The Center structure has the shape of three connected cones. These represent the three largest volcanoes on the Big Island: Mauna Loa, Hualalai, and Mauna Kea. The first is active, with eruptions every couple of decades, the second last erupted in 1801, and Mauna Kea is classed as dormant. If you are wondering why the active volcano Kilauea is not represented, it has not yet formed a tall cone. For information on the volcanoes of Hawaii, see http://hvo.wr.usgs.gov/
Inside the front door, and directly below the skylight of the middle cone, is a wonderful mosaic that depicts a double-hulled sailing canoe approaching the Big Island. I think the smoke off the volcano represents Pele as I can see her profile there. Also note some stars in the upper right, which is a somewhat stylized constellation Scorpius, known by the ancient Hawaiians as Maui’s Fishhook. Maui was sort of an Hawaiian Hercules. The Center actually would be more properly named the Cultural and Astronomy Center, as the displays, interactive screens, and videos focus even more on culture than they do on astronomy.
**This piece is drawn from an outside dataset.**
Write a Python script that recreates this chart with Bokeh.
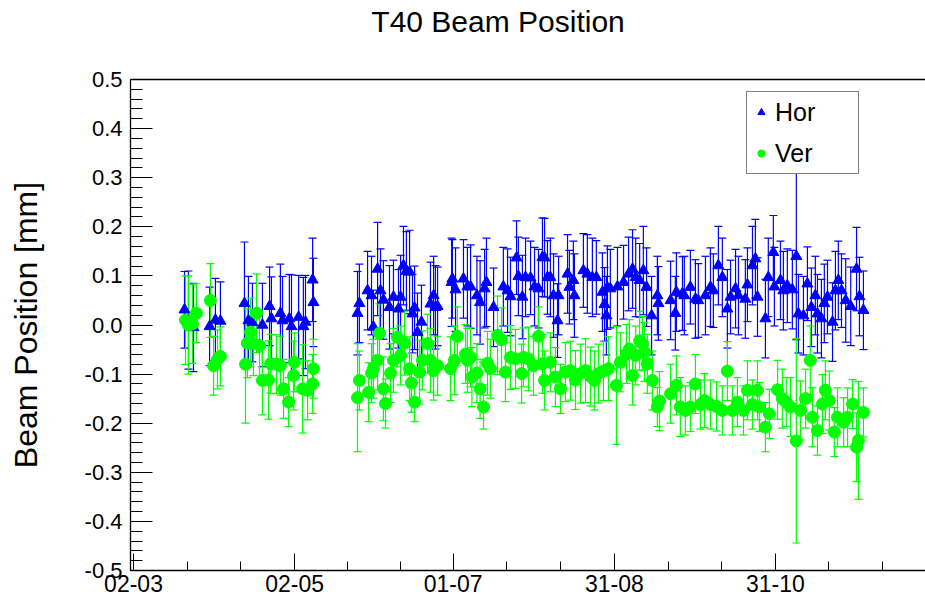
from bokeh.plotting import figure
from bokeh.models import (FixedTicker, Legend, LegendItem, LinearAxis,
                          ColumnDataSource, PrintfTickFormatter, Range1d)
from bokeh.embed import file_html
from bokeh.resources import INLINE

# ---------------- data ----------------
title_text = "T40 Beam Position"
y_label = "Beam Position [mm]"
# days counted from 02-03
x_tick_days = [0, 61, 121, 182, 243]
x_tick_labels = ["02-03", "02-05", "01-07", "31-08", "31-10"]
y_tick_values = [-0.5, -0.4, -0.3, -0.2, -0.1, 0.0, 0.1, 0.2, 0.3, 0.4, 0.5]

hor_day = [19.3, 20.8, 22.7, 28.8, 31.0, 32.9, 42.0, 43.5, 45.0, 48.8, 51.5, 52.2,
           55.6, 56.4, 59.0, 59.8, 62.5, 64.3, 65.1, 67.8, 68.1,
           84.8, 85.5, 88.6, 90.1, 90.8, 92.4, 93.5, 94.6, 96.9, 98.4, 100.3, 101.1,
           102.2, 103.3, 104.5, 105.6, 106.4, 107.5, 109.0, 112.4, 113.6, 114.3, 115.1,
           120.4, 120.7, 121.9, 124.9, 126.4, 127.6, 130.0, 131.2, 132.9, 133.6, 136.3,
           140.0, 141.6, 142.7, 145.0, 145.7, 147.2, 148.4, 150.3, 151.8, 153.3, 154.8,
           155.6, 156.7, 157.8, 159.0, 160.5, 160.9, 164.3, 165.0, 166.5, 166.9, 170.3,
           171.8, 173.7, 175.2, 177.5, 178.3, 179.0, 179.4, 180.5, 183.2, 185.5, 187.4,
           188.9, 190.1, 191.6, 193.0, 194.2, 196.1, 198.3, 198.7, 203.3, 205.1, 205.5,
           207.8, 208.5, 210.8, 212.7, 213.8, 216.5, 218.4, 219.5, 221.4, 222.9, 224.8,
           226.0, 227.9, 229.0, 231.6, 232.4, 234.3, 235.4, 236.2, 239.2, 240.3, 242.2,
           242.6, 244.9, 246.0, 247.5, 249.4, 250.9, 251.7, 253.6, 255.1, 256.6, 258.1,
           258.9, 260.4, 261.5, 262.7, 264.6, 265.7, 266.8, 268.0, 269.6, 271.5, 273.7,
           274.8, 276.3]
hor_pos = [0.031, 0.010, -0.005, -0.003, 0.010, 0.008, 0.044, 0.009, 0.005, 0.000, 0.038, 0.013,
           0.024, 0.009, 0.013, -0.003, 0.016, -0.003, 0.006, 0.092, 0.046,
           0.024, 0.044, 0.070, 0.060, -0.004, 0.114, 0.070, 0.051, 0.036, 0.057, 0.033, 0.057,
           0.121, 0.110, 0.108, 0.023, 0.035, -0.015, 0.006, 0.043, 0.060, 0.036, 0.038,
           0.087, 0.094, 0.072, 0.094, 0.078, 0.078, 0.060, 0.046, 0.074, 0.087, 0.036,
           0.078, 0.070, 0.058, 0.137, 0.099, 0.057, 0.097, 0.096, 0.078, 0.074, 0.138,
           0.137, 0.097, 0.097, 0.060, 0.009, 0.060, 0.104, 0.077, 0.091, 0.060, 0.111,
           0.104, 0.097, 0.097, 0.067, 0.042, 0.019, 0.076, 0.074, 0.078, 0.087, 0.104,
           0.114, 0.097, 0.091, 0.111, 0.077, 0.019, 0.060, 0.044, 0.050, 0.024, 0.067,
           0.064, 0.060, 0.077, 0.053, 0.050, 0.060, 0.077, 0.070, 0.121, 0.097, 0.033,
           0.057, 0.074, 0.060, 0.053, 0.082, 0.121, 0.135, 0.057, 0.013, 0.097, 0.148,
           0.078, 0.091, 0.070, 0.080, 0.072, 0.140, 0.023, 0.019, 0.084, 0.036, 0.060,
           0.023, 0.013, 0.044, 0.057, 0.006, 0.070, 0.091, 0.070, 0.050, 0.038, 0.114,
           0.058, 0.030]
hor_err = [0.078, 0.100, 0.090, 0.080, 0.085, 0.080, 0.125, 0.090, 0.080, 0.085, 0.080, 0.085,
           0.100, 0.090, 0.090, 0.105, 0.085, 0.100, 0.095, 0.085, 0.090,
           0.085, 0.080, 0.080, 0.080, 0.075, 0.095, 0.085, 0.080, 0.085, 0.075, 0.080, 0.085,
           0.080, 0.080, 0.085, 0.080, 0.085, 0.080, 0.075, 0.085, 0.080, 0.085, 0.080,
           0.090, 0.080, 0.085, 0.080, 0.080, 0.085, 0.080, 0.085, 0.080, 0.090, 0.080,
           0.080, 0.085, 0.080, 0.075, 0.080, 0.085, 0.080, 0.075, 0.080, 0.080, 0.080,
           0.080, 0.075, 0.080, 0.085, 0.075, 0.080, 0.080, 0.075, 0.080, 0.085, 0.075,
           0.080, 0.080, 0.075, 0.080, 0.075, 0.080, 0.085, 0.080, 0.080, 0.075, 0.075,
           0.080, 0.080, 0.075, 0.090, 0.080, 0.080, 0.080, 0.075, 0.080, 0.075, 0.080,
           0.075, 0.080, 0.075, 0.080, 0.075, 0.080, 0.080, 0.075, 0.080, 0.080, 0.080,
           0.075, 0.080, 0.080, 0.080, 0.075, 0.080, 0.080, 0.080, 0.080, 0.080, 0.075,
           0.080, 0.080, 0.080, 0.075, 0.080, 0.170, 0.080, 0.080, 0.075, 0.080, 0.080,
           0.080, 0.080, 0.080, 0.075, 0.080, 0.080, 0.080, 0.075, 0.085, 0.080, 0.085,
           0.080, 0.080]

ver_day = [19.7, 20.8, 22.3, 23.8, 29.1, 30.3, 31.8, 32.9, 42.4, 43.1, 44.3, 45.4,
           46.6, 47.7, 48.8, 51.1, 51.9, 54.1, 55.6, 56.8, 58.7, 60.6, 60.9, 64.0,
           65.9, 67.8, 68.1,
           84.8, 85.5, 89.0, 90.1, 90.8, 92.4, 93.1, 94.6, 95.4, 97.3, 98.4, 99.9,
           101.1, 102.6, 104.5, 105.2, 106.4, 108.3, 109.4, 111.3, 112.4, 113.6, 115.1,
           120.0, 121.5, 122.6, 125.7, 126.4, 127.6, 128.1, 130.0, 131.2, 132.5, 134.0,
           135.1, 137.8, 139.3, 140.8, 142.7, 144.6, 146.9, 147.6, 149.5, 151.4, 153.3,
           154.8, 155.6, 157.8, 159.7, 161.6, 163.5, 165.4, 167.3, 169.2, 171.1, 173.0,
           174.5, 176.0, 177.9, 179.8, 182.8, 184.3, 186.6, 187.7, 188.9, 190.1, 191.6,
           192.7, 193.4, 194.5, 196.4, 198.3, 199.1, 203.3, 205.5, 207.0, 208.9, 210.8,
           212.7, 214.6, 216.1, 218.4, 220.7, 222.9, 224.8, 226.7, 228.6, 230.9, 232.4,
           234.3, 236.2, 236.9, 239.2, 240.7, 243.8, 245.6, 247.1, 248.7, 250.9, 252.5,
           254.4, 256.2, 257.0, 258.9, 260.8, 261.9, 263.4, 265.3, 266.5, 268.8, 270.3,
           272.2, 273.7, 274.4, 276.3]
ver_pos = [0.010, 0.000, 0.002, 0.024, 0.050, -0.083, -0.070, -0.064, -0.080, -0.037, -0.015, -0.038,
           0.024, -0.042, -0.113, -0.112, -0.079, -0.080, -0.083, -0.130, -0.157, -0.103, -0.076, -0.130,
           -0.133, -0.120, -0.089,
           -0.148, -0.113, -0.137, -0.098, -0.089, -0.072, -0.017, -0.130, -0.160, -0.098, -0.072, -0.025,
           -0.062, -0.037, -0.089, -0.118, -0.157, -0.096, -0.072, -0.038, -0.072, -0.093, -0.083,
           -0.089, -0.072, -0.023, -0.059, -0.072, -0.066, -0.106, -0.098, -0.130, -0.167, -0.078,
           -0.089, -0.021, -0.030, -0.096, -0.066, -0.069, -0.099, -0.066, -0.069, -0.083, -0.023,
           -0.079, -0.113, -0.076, -0.106, -0.130, -0.096, -0.093, -0.112, -0.099, -0.093, -0.105,
           -0.113, -0.099, -0.094, -0.089, -0.123, -0.076, -0.059, -0.049, -0.103, -0.062, -0.032,
           -0.038, -0.055, -0.079, -0.113, -0.167, -0.155, -0.140, -0.123, -0.167, -0.174, -0.167,
           -0.120, -0.162, -0.154, -0.162, -0.166, -0.174, -0.094, -0.174, -0.157, -0.174, -0.133,
           -0.162, -0.133, -0.167, -0.208, -0.181, -0.132, -0.150, -0.157, -0.167, -0.236, -0.174,
           -0.150, -0.072, -0.188, -0.215, -0.161, -0.133, -0.154, -0.218, -0.188, -0.198, -0.188,
           -0.161, -0.249, -0.235, -0.178]
ver_err = [0.090, 0.100, 0.080, 0.060, 0.075, 0.060, 0.060, 0.060, 0.120, 0.070, 0.070, 0.065,
           0.080, 0.070, 0.070, 0.080, 0.060, 0.060, 0.060, 0.060, 0.050, 0.070, 0.060, 0.090,
           0.060, 0.060, 0.060,
           0.110, 0.060, 0.060, 0.060, 0.060, 0.060, 0.060, 0.065, 0.050, 0.060, 0.065, 0.060,
           0.060, 0.065, 0.065, 0.060, 0.040, 0.065, 0.060, 0.060, 0.065, 0.060, 0.060,
           0.065, 0.070, 0.060, 0.060, 0.065, 0.060, 0.060, 0.060, 0.060, 0.045, 0.065,
           0.060, 0.080, 0.065, 0.060, 0.065, 0.060, 0.060, 0.060, 0.065, 0.060, 0.060,
           0.060, 0.060, 0.060, 0.060, 0.050, 0.060, 0.060, 0.060, 0.060, 0.065, 0.060,
           0.060, 0.060, 0.060, 0.065, 0.120, 0.060, 0.060, 0.060, 0.060, 0.060, 0.060,
           0.055, 0.060, 0.060, 0.060, 0.040, 0.060, 0.060, 0.060, 0.060, 0.050, 0.050,
           0.060, 0.050, 0.055, 0.050, 0.050, 0.050, 0.060, 0.050, 0.050, 0.050, 0.060,
           0.050, 0.060, 0.050, 0.050, 0.050, 0.060, 0.060, 0.050, 0.060, 0.208, 0.060,
           0.060, 0.070, 0.060, 0.050, 0.060, 0.060, 0.060, 0.050, 0.060, 0.050, 0.060,
           0.050, 0.070, 0.120, 0.050]

HOR_COLOR = "#0000ff"
VER_COLOR = "#00ff00"
FONT = "Liberation Sans"
TITLE_CENTER_DAY = 138   # x position (in axis days) the title is centred on


def make_source(days, pos, err):
    return ColumnDataSource(dict(
        x=days, y=pos,
        lo=[p - e for p, e in zip(pos, err)],
        hi=[p + e for p, e in zip(pos, err)],
    ))


hor_src = make_source(hor_day, hor_pos, hor_err)
ver_src = make_source(ver_day, ver_pos, ver_err)

p = figure(width=925, height=599,
           x_range=Range1d(-1.14, 299.8), y_range=Range1d(-0.5, 0.5),
           output_backend="svg", toolbar_location=None,
           min_border_left=130, min_border_right=0,
           min_border_top=79, min_border_bottom=29,
           background_fill_color="white", border_fill_color="white",
           outline_line_color=None)
p.grid.visible = False
p.title.visible = False

# ---------------- marks ----------------
for src, color in ((hor_src, HOR_COLOR), (ver_src, VER_COLOR)):
    p.segment(x0="x", y0="lo", x1="x", y1="hi", source=src,
              line_color=color, line_width=1.2)
    p.scatter(x="x", y="lo", source=src, marker="dash", size=8,
              line_color=color, line_width=1.2)
    p.scatter(x="x", y="hi", source=src, marker="dash", size=8,
              line_color=color, line_width=1.2)

r_hor = p.scatter(x="x", y="y", source=hor_src, marker="triangle", size=11,
                  fill_color=HOR_COLOR, line_color=HOR_COLOR)
r_ver = p.scatter(x="x", y="y", source=ver_src, marker="circle", size=12,
                  fill_color=VER_COLOR, line_color=VER_COLOR)

# ---------------- axes ----------------
x_minor = []
for a, b in zip(x_tick_days[:-1], x_tick_days[1:]):
    x_minor += [a + (b - a) / 3, a + 2 * (b - a) / 3]
step = (x_tick_days[-1] - x_tick_days[0]) / (len(x_tick_days) - 1) / 3
x_minor += [x_tick_days[-1] + step, x_tick_days[-1] + 2 * step]

xa = p.xaxis[0]
xa.ticker = FixedTicker(ticks=x_tick_days, minor_ticks=x_minor)
xa.major_label_overrides = {d: lab for d, lab in zip(x_tick_days, x_tick_labels)}
xa.major_tick_in = 17
xa.major_tick_out = 0
xa.minor_tick_in = 9
xa.minor_tick_out = 0
xa.major_label_standoff = 4
xa.major_label_text_font = FONT
xa.major_label_text_font_size = "23px"
xa.major_label_text_color = "black"
xa.axis_line_color = "black"
xa.axis_line_width = 1.3
xa.major_tick_line_color = "black"
xa.minor_tick_line_color = "black"

y_minor = [round(-0.5 + 0.02 * i, 2) for i in range(51)]
ya = p.yaxis[0]
ya.ticker = FixedTicker(ticks=y_tick_values, minor_ticks=y_minor)
ya.formatter = PrintfTickFormatter(format="%.1f")
ya.major_tick_in = 22
ya.major_tick_out = 0
ya.minor_tick_in = 12
ya.minor_tick_out = 0
ya.major_label_standoff = 8
ya.major_label_text_font = FONT
ya.major_label_text_font_size = "22px"
ya.major_label_text_color = "black"
ya.axis_label = y_label
ya.axis_label_text_font = FONT
ya.axis_label_text_font_size = "32px"
ya.axis_label_text_font_style = "normal"
ya.axis_label_text_color = "black"
ya.axis_label_standoff = 38
ya.axis_line_color = "black"
ya.axis_line_width = 1.3
ya.major_tick_line_color = "black"
ya.minor_tick_line_color = "black"

# top frame line
top = LinearAxis(ticker=FixedTicker(ticks=[]), major_tick_in=0, major_tick_out=0,
                 minor_tick_in=0, minor_tick_out=0, major_label_standoff=0,
                 major_label_text_font_size="0px", axis_line_color="black",
                 axis_line_width=1.3)
p.add_layout(top, "above")

# title: the single tick label of an invisible top axis
title_axis = LinearAxis(ticker=FixedTicker(ticks=[TITLE_CENTER_DAY]),
                        major_label_overrides={TITLE_CENTER_DAY: title_text},
                        major_tick_in=0, major_tick_out=0,
                        minor_tick_in=0, minor_tick_out=0,
                        major_label_standoff=42,
                        major_label_text_font=FONT,
                        major_label_text_font_size="30px",
                        major_label_text_color="black",
                        axis_line_color=None)
p.add_layout(title_axis, "above")

# ---------------- legend ----------------
legend = Legend(items=[LegendItem(label="Hor", renderers=[r_hor]),
                       LegendItem(label="Ver", renderers=[r_ver])],
                location=(616, 396),
                padding=5, spacing=11, margin=0,
                glyph_width=18, glyph_height=30, label_height=30,
                label_standoff=5, label_width=78,
                label_text_font=FONT, label_text_font_size="25px",
                label_text_color="black",
                border_line_color="black", border_line_width=1.5,
                background_fill_color="white", background_fill_alpha=1.0)
p.add_layout(legend)

open("out.html", "w").write(file_html(p, INLINE))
The building contains a very nice planetarium, a main exhibit hall, a special-events hall, learning center, café, and gift shop.
One should allow a couple of hours to go through the exhibit hall. There is a lot to see and absorb, and a variety of types of displays from mechanical to digital. A planetarium show is included in the cost of admission, and we interrupted our selfguided tour to attend. It was a multi-media presentation on Mauna Kea, with an emphasis on the ancient
Hawaiian origins chant. Following the show, we visited with the operator, and she gave us a backstage tour of the stacks of computer equipment that run their multiple projectors. They have ordered a new multi-million dollar digital projector, which they should have in place by the time you read this.
The Center is forming a large volunteer group to serve as docents. It didn’t take very long for some of them to notice the movement of the sun in relation to the mosaic. We chatted with one volunteer who had been marking the position of the sun at solar noon with tape on the tile floor. Since the mosaic is directly underneath the skylight, and since Hawaii is in the tropics, there are two moments every year when the circle of the sun matches the circle of the mosaic.
Hilo is on the wet side of the Big Island, and has a reputation for rain, but the showers are usually short and of course it is always warm. Other must-see sights in the Hilo area are the Lyman House and Museum and the Pacific Tsunami Museum. The benefits of the rains are the ability to enjoy Rainbow Falls, the Nani Mau Gardens and the Hawaii Tropical Botanical Gardens. Also, do try the Hilo Homemade Ice Cream, the best commercial ice cream we have ever tasted.
‘Imiloa is open every day except Mondays, 9 a.m. to 4 p.m., with planetarium shows at 11, 1, and 2:30.